PODSUMOWANIEWedług mnie postacie z Thiefów zawsze były kretynami, które nagle znikąd dostawały super moc widzenia w ciemnościach i słuchu/węchu wilka. Tutaj jest dość podobnie, jednak miłym akcentem był strażnik, który pochodnią oświetlał cienie. Jednak... w roku 2004 technologia umożliwiała stworzenie inteligentnego oponenta. Niestety, twórcy z tego nie skorzystali i znowu walczymy z bandą debili.
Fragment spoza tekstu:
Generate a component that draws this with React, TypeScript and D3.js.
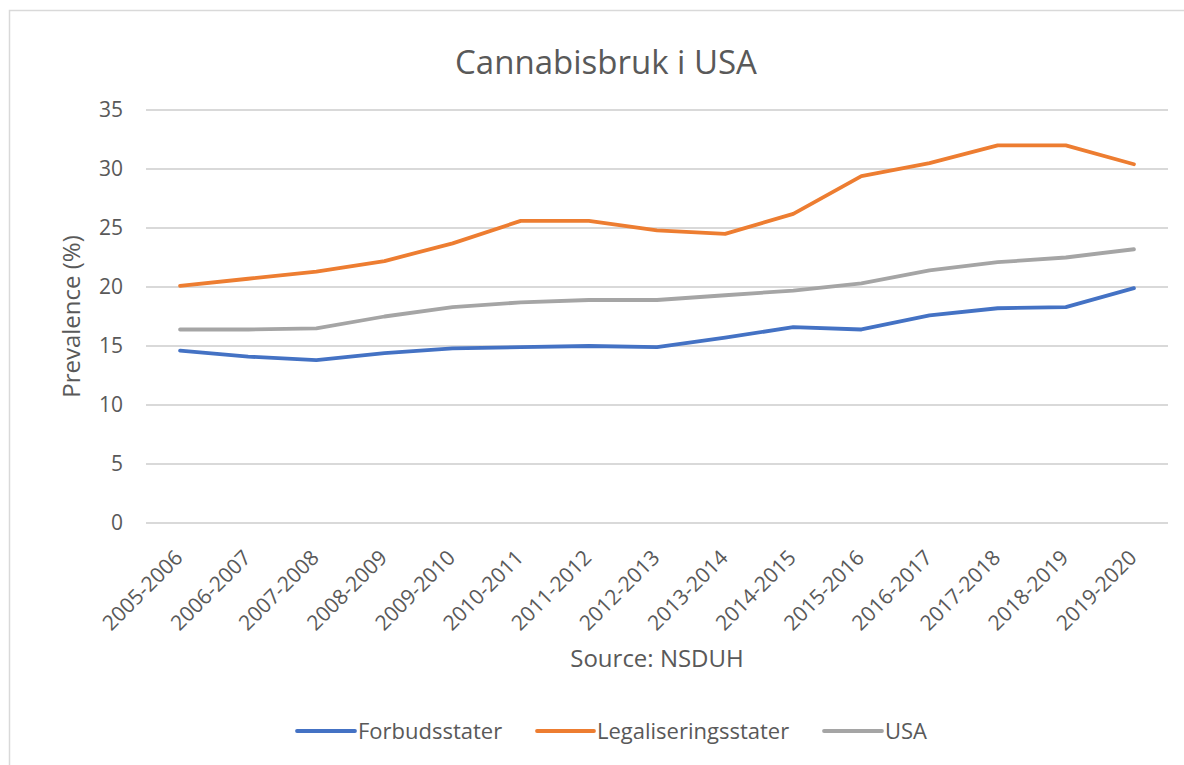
import React from 'react'
import * as d3 from 'd3'

const periods = [
  '2005-2006', '2006-2007', '2007-2008', '2008-2009', '2009-2010',
  '2010-2011', '2011-2012', '2012-2013', '2013-2014', '2014-2015',
  '2015-2016', '2016-2017', '2017-2018', '2018-2019', '2019-2020',
]
const forbud = [14.6, 14.1, 13.8, 14.4, 14.8, 14.9, 15.0, 14.9, 15.7, 16.6, 16.4, 17.6, 18.2, 18.3, 19.9]
const legal = [20.1, 20.7, 21.3, 22.2, 23.7, 25.6, 25.6, 24.8, 24.5, 26.2, 29.4, 30.5, 32.0, 32.0, 30.4]
const usa = [16.4, 16.4, 16.5, 17.5, 18.3, 18.7, 18.9, 18.9, 19.3, 19.7, 20.3, 21.4, 22.1, 22.5, 23.2]
const yTicks = [0, 5, 10, 15, 20, 25, 30, 35]

const series = [
  { name: 'Forbudsstater', values: forbud, color: '#4472C4' },
  { name: 'Legaliseringsstater', values: legal, color: '#ED7D31' },
  { name: 'USA', values: usa, color: '#A5A5A5' },
]

const W = 1184
const H = 765
const plotLeft = 146
const plotRight = 1168
const plotTop = 110
const plotBottom = 523
const font = "'Open Sans', 'Noto Sans', sans-serif"
const textColor = '#595959'

export default function App() {
  const x = d3.scalePoint<string>().domain(periods).range([plotLeft, plotRight]).padding(0.5)
  const y = d3.scaleLinear().domain([0, 35]).range([plotBottom, plotTop])
  const line = d3.line<number>()
    .x((_, i) => x(periods[i]) as number)
    .y(d => y(d))

  // legend swatch start / end and text start
  const legendItems = [
    { x1: 297, x2: 355, textX: 358 },
    { x1: 537, x2: 594, textX: 597 },
    { x1: 824, x2: 882, textX: 885 },
  ]

  return (
    <svg width={W} height={H} style={{ position: 'absolute', left: 0, top: 0, background: '#fff' }}
      fontFamily={font}>
      <rect x={9.5} y={10.5} width={W} height={H} fill="#fff" stroke="#d9d9d9" strokeWidth={1.5} />
      <text x={606} y={74} textAnchor="middle" fontSize={33} fill={textColor}>Cannabisbruk i USA</text>

      {yTicks.map(t => (
        <g key={t}>
          <line x1={plotLeft} x2={plotRight} y1={y(t)} y2={y(t)} stroke="#d9d9d9" strokeWidth={2} />
          <text x={123} y={y(t)} dy="0.35em" textAnchor="end" fontSize={21} fill={textColor}>{t}</text>
        </g>
      ))}

      <text transform={`translate(80, ${(plotTop + plotBottom) / 2}) rotate(-90)`} textAnchor="middle"
        fontSize={24} fill={textColor}>Prevalence (%)</text>

      {periods.map(p => (
        <text key={p} transform={`translate(${(x(p) as number) + 4}, ${plotBottom + 36}) rotate(-45)`}
          textAnchor="end" fontSize={21} fill={textColor}>{p}</text>
      ))}

      <text x={657} y={667} textAnchor="middle" fontSize={24} fill={textColor}>Source: NSDUH</text>

      {series.map(s => (
        <path key={s.name} d={line(s.values) as string} fill="none" stroke={s.color}
          strokeWidth={3.8} strokeLinejoin="round" strokeLinecap="round" />
      ))}

      {series.map((s, i) => (
        <g key={s.name}>
          <line x1={legendItems[i].x1} x2={legendItems[i].x2} y1={731} y2={731}
            stroke={s.color} strokeWidth={3.8} strokeLinecap="round" />
          <text x={legendItems[i].textX} y={731} dy="0.35em" fontSize={22} fill={textColor}>{s.name}</text>
        </g>
      ))}
    </svg>
  )
}
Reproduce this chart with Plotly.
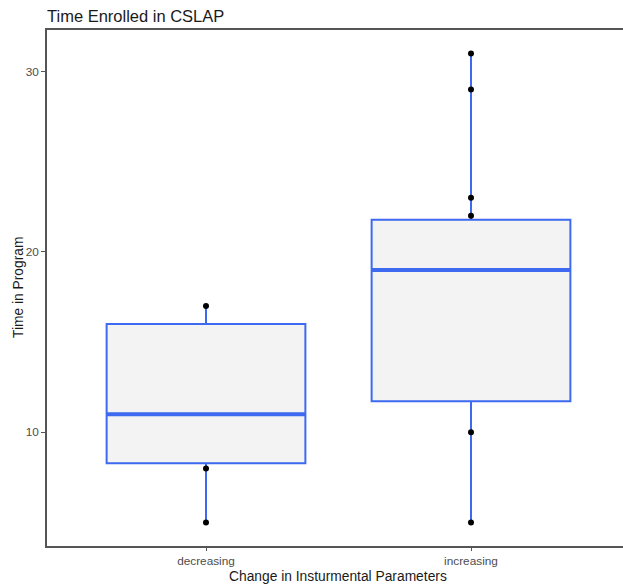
import plotly.graph_objects as go

categories = ["decreasing", "increasing"]
q1_vals = [8.28, 11.72]
median_vals = [11.0, 19.0]
q3_vals = [16.0, 21.78]
lower_vals = [5.0, 5.0]
upper_vals = [17.0, 31.0]
points_decreasing = [5, 8, 17]
points_increasing = [5, 10, 22, 23, 29, 31]

blue = "#3D6AF0"
fill = "#F3F3F3"

W, H = 630, 586
L, R, T, B = 47, 0, 30, 40
pw, ph = W - L - R, H - T - B

fig = go.Figure()
fig.add_trace(go.Box(
    x=categories, q1=q1_vals, median=median_vals, q3=q3_vals,
    lowerfence=lower_vals, upperfence=upper_vals,
    width=0.75, whiskerwidth=0, fillcolor=fill,
    line=dict(color=blue, width=2), boxpoints=False, showlegend=False,
))
# thick median lines
fig.add_trace(go.Box(
    x=categories, q1=median_vals, median=median_vals, q3=median_vals,
    lowerfence=median_vals, upperfence=median_vals,
    width=0.75, whiskerwidth=0, fillcolor=blue,
    line=dict(color=blue, width=4), boxpoints=False, showlegend=False,
))
fig.add_trace(go.Scatter(
    x=[categories[0]] * len(points_decreasing) + [categories[1]] * len(points_increasing),
    y=points_decreasing + points_increasing,
    mode="markers", marker=dict(color="black", size=6), showlegend=False,
))

fig.update_layout(
    template="none",
    width=W, height=H,
    margin=dict(l=L, r=R, t=T, b=B, autoexpand=False),
    plot_bgcolor="white", paper_bgcolor="white",
    boxmode="overlay",
    font=dict(family="Liberation Sans, Arial, sans-serif"),
    title=dict(text="Time Enrolled in CSLAP", x=L / W, xref="container", xanchor="left",
               y=1 - 16 / H, yref="container", yanchor="middle",
               font=dict(size=16.5, color="#1a1a1a")),
    annotations=[
        dict(text="Change in Insturmental Parameters", xref="paper", yref="paper",
             x=(338 - L) / pw, y=-(576 - (T + ph)) / ph, xanchor="center", yanchor="middle",
             showarrow=False, font=dict(size=13.8, color="#1a1a1a")),
        dict(text="Time in Program", xref="paper", yref="paper",
             x=(18 - L) / pw, y=0.5, xanchor="center", yanchor="middle", textangle=-90,
             showarrow=False, font=dict(size=13.8, color="#1a1a1a")),
    ],
)
fig.update_xaxes(
    range=[-0.6, 1.6], showline=True, linecolor="#555555", linewidth=1.5,
    mirror=True, ticks="outside", ticklen=3, tickcolor="#555555",
    tickfont=dict(size=11.8, color="#4D4D4D"), showgrid=False, zeroline=False,
    automargin=False,
)
fig.update_yaxes(
    range=[3.7, 32.3], tickvals=[10, 20, 30], showline=True, linecolor="#555555",
    linewidth=1.5, ticks="outside", ticklen=4, tickcolor="#555555",
    tickfont=dict(size=11.8, color="#4D4D4D"), showgrid=False, zeroline=False,
    automargin=False,
)

fig.write_html(
    "out.html",
    config={"displayModeBar": False},
    post_script="document.body.style.margin='0';document.body.style.overflow='hidden';",
)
150 zł... warto? W roku 1998 warto! Jak na ówczesne czasy grafika i fizyka potrafiły przekonać każdego fana fajerwerków, dźwięk mroził krew w żyłach, a fabuła była koncertem dla dusz osób wrażliwszych!
2010
20 zł
Czy warto? Nawet trzeba! Fabuła, klimat, udźwiękowienia i głębia gry pozostały niezmiennie silne. Tylko grafika, fizyka itd. uległy archaizacji, która wielu zniechęca. Dlatego dziś bym nie dał za Thiefa 150 zł, nawet pomimo faktu że to nie to samo 150 zł co 12 lat temu. Jednak... czułbym niedosyt, że owszem, mam świetną książkę, ale beznadziejnie wydaną Rozumiecie, prawda?